Add comment January 21st, 2009

Murdoch the chess-player

The Lebedev affair gets more and more fascinating. (For example: another of his journalists was shot in Moscow today, though it looks like she got caught in the crossfire of a gangland hit — so this event probably says something about Moscow but nothing about Lebedev).

The Lebedev affair has had loads of coverage over the weekend. But I do not think anyone has looked at it hard enough from the Murdochian point of view.
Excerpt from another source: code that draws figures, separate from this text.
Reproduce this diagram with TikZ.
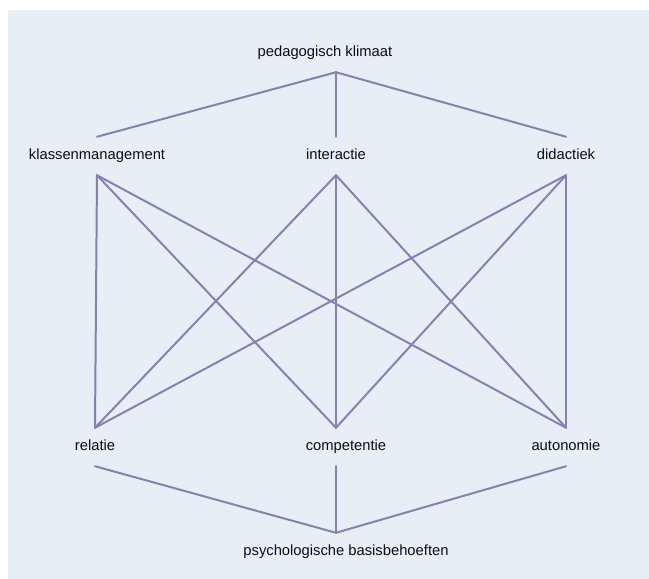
\documentclass[tikz,border=0pt]{standalone}
\usepackage{fontspec}
\setmainfont{Liberation Sans}
\definecolor{linelilac}{RGB}{136,128,174}
\definecolor{bgblue}{RGB}{232,238,246}
\usetikzlibrary{positioning}

\begin{document}
\begin{tikzpicture}[
    lbl/.style={minimum height=1.14cm, inner sep=0pt, text height=0.72em, text depth=0.2em, font=\fontsize{12.6}{14}\selectfont, text=black!95},
    con/.style={draw=linelilac, line width=1.7pt, line cap=round},
    on grid
]
    \useasboundingbox (-10.08,4.68) rectangle (9.39,-12.69);
    \fill[bgblue] (-9.84,4.38) rectangle (9.39,-12.69);
    % upper row
    \node[lbl] (inter) at (0,0) {interactie};
    \node[lbl, above=3.09cm of inter, xshift=-0.33cm] (pk) {pedagogisch klimaat};
    \node[lbl, left=7.17cm of inter] (km) {klassenmanagement};
    \node[lbl, right=6.9cm of inter] (did) {didactiek};
    % lower row
    \node[lbl, below=8.73cm of inter, xshift=0.3cm] (comp) {competentie};
    \node[lbl, below=8.73cm of km, xshift=-0.06cm] (rel) {relatie};
    \node[lbl, below=8.73cm of did] (aut) {autonomie};
    \node[lbl, below=3.15cm of comp] (psb) {psychologische basisbehoeften};
    % connectors
    \foreach \a in {km, inter, did}
        \draw[con] (pk.south -| inter) -- (\a.north);
    \foreach \a in {km, inter, did}
        \foreach \b/\c in {rel/rel, comp/inter, aut/aut}
            \draw[con] (\a.south) -- (\b.north -| \c);
    \foreach \b/\c in {rel/rel, comp/inter, aut/aut}
        \draw[con] (\b.south -| \c) -- (psb.north -| inter);
\end{tikzpicture}
\end{document}
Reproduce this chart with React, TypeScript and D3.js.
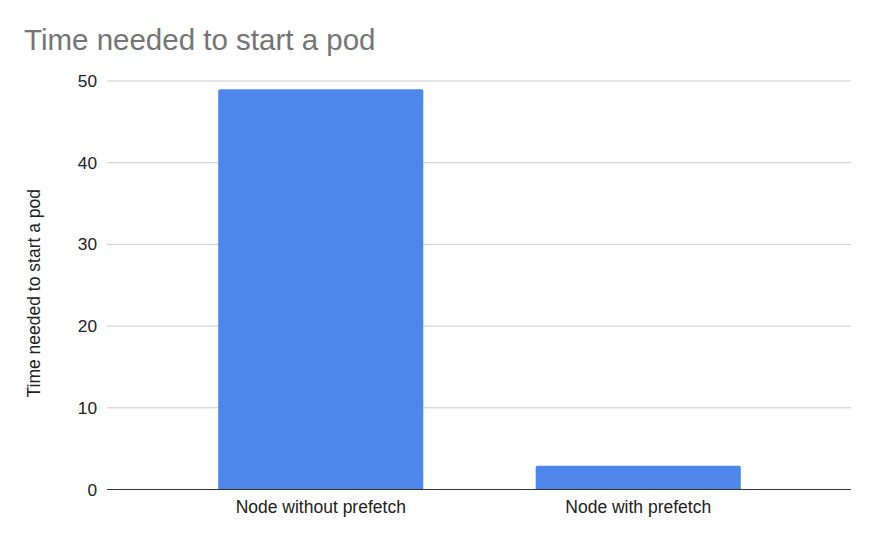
import * as d3 from 'd3';
import React, { useRef, useEffect } from 'react';

const categories = ['Node without prefetch', 'Node with prefetch'];
const seconds = [49, 2.9];
const yTicks = [0, 10, 20, 30, 40, 50];

const title = 'Time needed to start a pod';
const yTitle = 'Time needed to start a pod';

function App() {
  const ref = useRef(null);

  useEffect(() => {
    const width = 879;
    const height = 543;
    const gridLeft = 107;
    const gridRight = 851;
    const top = 81;
    const bottom = 489.5;
    const font = '"Liberation Sans", Arial, sans-serif';

    const svg = d3.select(ref.current);
    svg.selectAll('*').remove();
    svg.attr('viewBox', '0 0 ' + width + ' ' + height);

    const x = d3.scaleBand<string>()
      .domain(categories)
      .range([162, 797])
      .paddingInner(0.354)
      .paddingOuter(0.177);

    const y = d3.scaleLinear()
      .domain([0, 50])
      .range([bottom, top]);

    svg.append('rect')
      .attr('width', width)
      .attr('height', height)
      .attr('fill', '#fff');

    svg.append('text')
      .attr('x', 24)
      .attr('y', 50)
      .attr('font-family', font)
      .attr('font-size', 29.5)
      .attr('fill', '#757575')
      .text(title);

    // gridlines + tick labels
    const grid = svg.append('g');
    grid.selectAll('line')
      .data(yTicks.filter((t) => t !== 0))
      .join('line')
      .attr('x1', gridLeft)
      .attr('x2', gridRight)
      .attr('y1', (d) => y(d))
      .attr('y2', (d) => y(d))
      .attr('stroke', '#cccccc')
      .attr('stroke-width', 1);

    grid.selectAll('text')
      .data(yTicks)
      .join('text')
      .attr('x', 97)
      .attr('y', (d) => y(d) + 6)
      .attr('text-anchor', 'end')
      .attr('font-family', font)
      .attr('font-size', 17.3)
      .attr('fill', '#222')
      .text((d) => d);

    // bars
    svg.append('g')
      .selectAll('path')
      .data(seconds)
      .join('path')
      .attr('fill', '#4f86ec')
      .attr('d', (d, i) => {
        const x0 = x(categories[i]) || 0;
        const w = x.bandwidth();
        const y0 = y(d);
        const r = 2;
        return `M${x0},${bottom}V${y0 + r}Q${x0},${y0} ${x0 + r},${y0}H${x0 + w - r}Q${x0 + w},${y0} ${x0 + w},${y0 + r}V${bottom}Z`;
      });

    // baseline
    svg.append('line')
      .attr('x1', gridLeft)
      .attr('x2', gridRight)
      .attr('y1', bottom)
      .attr('y2', bottom)
      .attr('stroke', '#333')
      .attr('stroke-width', 1.2);

    // category labels
    svg.append('g')
      .selectAll('text')
      .data(categories)
      .join('text')
      .attr('x', (d) => (x(d) || 0) + x.bandwidth() / 2)
      .attr('y', 513)
      .attr('text-anchor', 'middle')
      .attr('font-family', font)
      .attr('font-size', 17.5)
      .attr('fill', '#222')
      .text((d) => d);

    svg.append('text')
      .attr('transform', 'translate(40,' + ((top + bottom) / 2 + 8) + ') rotate(-90)')
      .attr('text-anchor', 'middle')
      .attr('font-family', font)
      .attr('font-size', 17.5)
      .attr('fill', '#222')
      .text(yTitle);
  }, []);

  return (
    <svg
      ref={ref}
      width={879}
      height={543}
      style={{ position: 'absolute', left: 0, top: 0 }}
    />
  );
}

export default App;
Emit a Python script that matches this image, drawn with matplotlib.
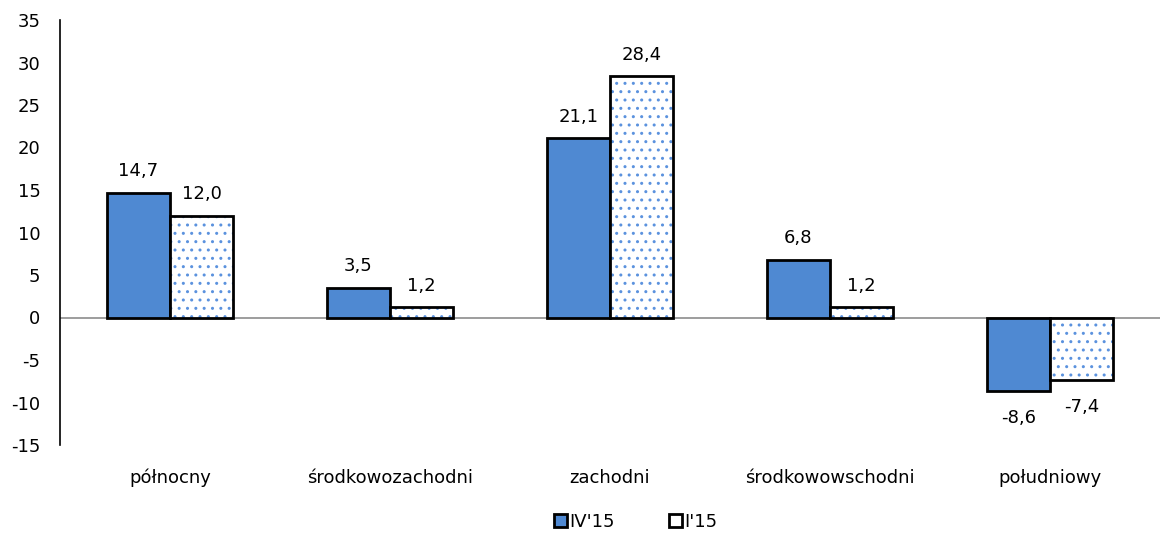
import matplotlib.pyplot as plt
import numpy as np

regions = ["północny", "środkowozachodni", "zachodni", "środkowowschodni", "południowy"]
q4_15 = [14.7, 3.5, 21.1, 6.8, -8.6]
q1_15 = [12.0, 1.2, 28.4, 1.2, -7.4]
series_names = ["IV'15", "I'15"]

plt.rcParams['font.family'] = ['DejaVu Sans']
plt.rcParams['font.size'] = 13
plt.rcParams['axes.unicode_minus'] = False
plt.rcParams['hatch.linewidth'] = 1.0

fig = plt.figure(figsize=(11.62, 5.35), dpi=100)
ax = fig.add_axes([60 / 1162, 1 - 445 / 535, 1100 / 1162, 425 / 535])

x = np.arange(len(regions))
w = 0.287
blue = '#4f89d2'
dot = '#5b92de'

# first series: solid blue bars
ax.bar(x - w / 2, q4_15, w, color=blue, edgecolor='black', linewidth=2, zorder=3)

# second series: white with dotted pattern, outline drawn on top
ax.bar(x + w / 2, q1_15, w, color='white', edgecolor=dot, hatch='..', linewidth=0, zorder=3)
ax.bar(x + w / 2, q1_15, w, fill=False, edgecolor='black', linewidth=2, zorder=4)

# value labels, comma as decimal separator
for xs, vals in ((x - w / 2, q4_15), (x + w / 2, q1_15)):
    for xi, v in zip(xs, vals):
        txt = f"{v:.1f}".replace('.', ',')
        if v >= 0:
            ax.annotate(txt, (xi, v), xytext=(0, 9), textcoords='offset points',
                        ha='center', va='bottom')
        else:
            ax.annotate(txt, (xi, v), xytext=(0, -13), textcoords='offset points',
                        ha='center', va='top')

ax.axhline(0, color='#8c8c8c', linewidth=1.2, zorder=2)

ax.set_xlim(-0.5, len(regions) - 0.5)
ax.set_ylim(-15, 35)
ax.set_yticks(range(-15, 36, 5))
ax.set_xticks(x)
ax.set_xticklabels(regions)
ax.tick_params(axis='both', length=0, labelsize=13)
ax.tick_params(axis='y', pad=14)
ax.tick_params(axis='x', pad=17)

for s in ('top', 'right', 'bottom'):
    ax.spines[s].set_visible(False)
ax.spines['left'].set_linewidth(1.2)

# legend below the plot
h1 = plt.Rectangle((0, 0), 1, 1, facecolor=blue, edgecolor='black', linewidth=2)
h2 = plt.Rectangle((0, 0), 1, 1, facecolor='white', edgecolor='black', linewidth=2)
fig.legend([h1, h2], series_names, loc='center', bbox_to_anchor=(636 / 1162, 1 - 522 / 535),
           ncol=2, frameon=False, fontsize=13, handlelength=0.7, handleheight=0.7,
           handletextpad=0.15, columnspacing=3.0)

fig.savefig('out.png', dpi=100)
  1. Rupert Murdoch believes that only two profitable national newspaper companies will be left standing in the UK in ten years time - his own News International and Associated Newspapers. Other papers will still exist, such as The Guardian, but — as ever — they will not be profitable.
  2. He is determined that his company will be the biggest and is constantly waging war, either trench war or outright war, on Associated.
  3. Thus: The Times has steadily eaten into the profits of The Mail; The Sunday Times does battle with The Mail on Sunday;  The Sun and the News of the World are virtually unchallenged.
  4. The two thorns in his flesh are Metro which leeches advertising revenue from The Times and London Lite which blocks any potential profitability for The London Paper.
  5. The biggest single key to Metro’s success is its exclusive contract with the London Underground which is up for renewal this year. Murdoch needs either to win this off Metro or push the price up so high that Metro becomes unprofitable. His best option is to make The London Paper a 24 hour operation and attempt to put a free morning edition on the tube.
  6. However for The London Paper to be truly profitable there must be no London Lite.
  7. The key to London Lite’s ability to survive has been The Standard. With the Standard newsroom in full flow it was not hard to produce London Lite very cheaply.
  8. So he spotted the chink in Associated’s armour. With losses at £18m a year the Standard might be prised away. With his son in law Matthew Freud helping to direct the Lebedev campaign, one assumes Murdoch would have known about the plan to buy The Standard. But it would be absolutely vital for him to stay absolutely out of the picture otherwise it would never get sold.
  9. Once time has gone by and the contractual restraints that Lebedev will probably have to sign have expired, one might imagine the Lebedev/Freud Standard would move closer to the Murdoch camp, at any rate enough to stop assisting London Lite.
  10. London Lite then becomes another drain on the Associated resources. It has to be closed down. If Murdoch can force Metro into making losses - another victory.
  11. The Murdoch family then owns the Sun, News of the World, Times, Sunday Times and The London Paper (which by then is profitable and gives away one million copies a day - including a morning edition on the tube).
  12. The Rothermere family owns the Mail, Mail on Sunday and possibly a struggling Metro (or possibly not).

Or is this all too Grand Master-ish?